Posted on 2:49 AM by Unknown
According to a 2004 SPIRES survey, the CERN particle phenomenologist John Ellis of the U.K. was the second most cited physicist in high-energy physics and, except for the third one (Steven Weinberg), the only one surpassing 50% of the citations collected by Edward Witten. ;-)



After 2004, he actually added over 170 papers with 6,000+ new citations, which, along with the new citations earned by the older papers, brought him from 33,000+ to 53,000+ now. At least in the discipline of citation collection, you should definitely not forget about John Ellis! You may also know John Ellis as a maverick who dared to disagree with the great high school teacher Walter Wagner who had calculated that the LHC would devour the Earth. Also, his CERN introduction to the Higgs field earned over half a million of views.
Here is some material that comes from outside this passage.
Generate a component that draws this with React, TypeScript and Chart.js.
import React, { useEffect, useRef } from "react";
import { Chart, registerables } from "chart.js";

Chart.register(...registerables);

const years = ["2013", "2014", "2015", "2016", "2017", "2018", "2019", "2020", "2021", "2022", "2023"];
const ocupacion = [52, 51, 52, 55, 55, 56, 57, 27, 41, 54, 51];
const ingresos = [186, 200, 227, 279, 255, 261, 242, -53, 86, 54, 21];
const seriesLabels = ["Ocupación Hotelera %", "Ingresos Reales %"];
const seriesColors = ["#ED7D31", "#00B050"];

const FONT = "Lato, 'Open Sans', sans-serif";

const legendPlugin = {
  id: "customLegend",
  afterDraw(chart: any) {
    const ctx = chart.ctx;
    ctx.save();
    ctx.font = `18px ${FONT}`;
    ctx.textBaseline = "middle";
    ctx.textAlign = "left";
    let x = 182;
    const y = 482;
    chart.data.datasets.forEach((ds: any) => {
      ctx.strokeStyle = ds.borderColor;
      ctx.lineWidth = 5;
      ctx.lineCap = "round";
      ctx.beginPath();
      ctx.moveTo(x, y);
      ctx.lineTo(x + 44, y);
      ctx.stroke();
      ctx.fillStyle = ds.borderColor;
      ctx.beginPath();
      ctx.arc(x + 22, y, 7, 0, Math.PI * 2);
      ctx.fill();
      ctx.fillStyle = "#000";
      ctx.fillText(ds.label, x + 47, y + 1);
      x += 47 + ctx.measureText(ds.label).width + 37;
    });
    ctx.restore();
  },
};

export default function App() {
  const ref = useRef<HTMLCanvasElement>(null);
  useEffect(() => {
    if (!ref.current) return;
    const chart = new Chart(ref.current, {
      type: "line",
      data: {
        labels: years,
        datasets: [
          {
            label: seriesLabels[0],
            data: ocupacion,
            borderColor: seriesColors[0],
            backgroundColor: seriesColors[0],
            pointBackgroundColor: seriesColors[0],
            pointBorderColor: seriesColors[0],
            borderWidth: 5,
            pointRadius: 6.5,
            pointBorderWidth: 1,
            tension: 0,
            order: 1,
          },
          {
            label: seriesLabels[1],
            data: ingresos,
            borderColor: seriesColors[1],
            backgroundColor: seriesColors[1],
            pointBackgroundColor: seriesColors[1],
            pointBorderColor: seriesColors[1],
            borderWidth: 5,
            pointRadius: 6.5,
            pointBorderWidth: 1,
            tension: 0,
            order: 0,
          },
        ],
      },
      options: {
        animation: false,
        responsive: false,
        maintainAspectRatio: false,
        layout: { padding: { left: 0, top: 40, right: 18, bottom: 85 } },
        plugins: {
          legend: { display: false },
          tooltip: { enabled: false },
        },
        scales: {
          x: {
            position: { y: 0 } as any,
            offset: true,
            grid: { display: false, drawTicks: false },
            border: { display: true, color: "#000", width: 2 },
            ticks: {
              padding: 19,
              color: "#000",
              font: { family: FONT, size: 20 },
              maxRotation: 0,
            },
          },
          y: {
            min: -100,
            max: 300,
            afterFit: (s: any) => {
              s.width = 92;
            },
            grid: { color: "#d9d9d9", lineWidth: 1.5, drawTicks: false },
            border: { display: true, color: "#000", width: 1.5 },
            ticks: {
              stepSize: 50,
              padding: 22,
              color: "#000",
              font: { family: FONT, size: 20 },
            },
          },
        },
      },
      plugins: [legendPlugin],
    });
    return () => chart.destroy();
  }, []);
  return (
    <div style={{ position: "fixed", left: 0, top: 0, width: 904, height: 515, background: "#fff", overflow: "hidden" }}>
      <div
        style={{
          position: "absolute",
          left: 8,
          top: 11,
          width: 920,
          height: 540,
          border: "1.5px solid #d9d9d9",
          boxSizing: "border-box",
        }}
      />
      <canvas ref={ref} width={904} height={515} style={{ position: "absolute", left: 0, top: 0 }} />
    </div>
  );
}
Most of his research has gone well beyond the Lagrangian terms on his T-shirt on the image elsewhere in this text; in other words, he's been primarily researching Beyond the Standard Model physics. Today, you may ask a question – or at least a question about supersymmetry – to him.




On Thursday, 5 pm Prague Summer Time i.e. 11 am Boston Daylight Saving Time i.e. 8 am Californian Daylight Saving Time, there will be a Google Hangout (Google+ page) with him about SUSY on youtube.com/CERNTV. Use @CERN #askcern on Twitter to ask questions. If you click at the last link so far, you will see that I have already tried to ask a super top classified question. I don't expect the true answer to be revealed but the chance is nonzero, perhaps 50-50. ;-)




Incidentally, the first tetraquark (a pair of mesons stuck together) called \(Z_c(3900)\) was discovered by Japan's Belle Experiment as well as Beijing EPC a few days ago, see e.g. Nature.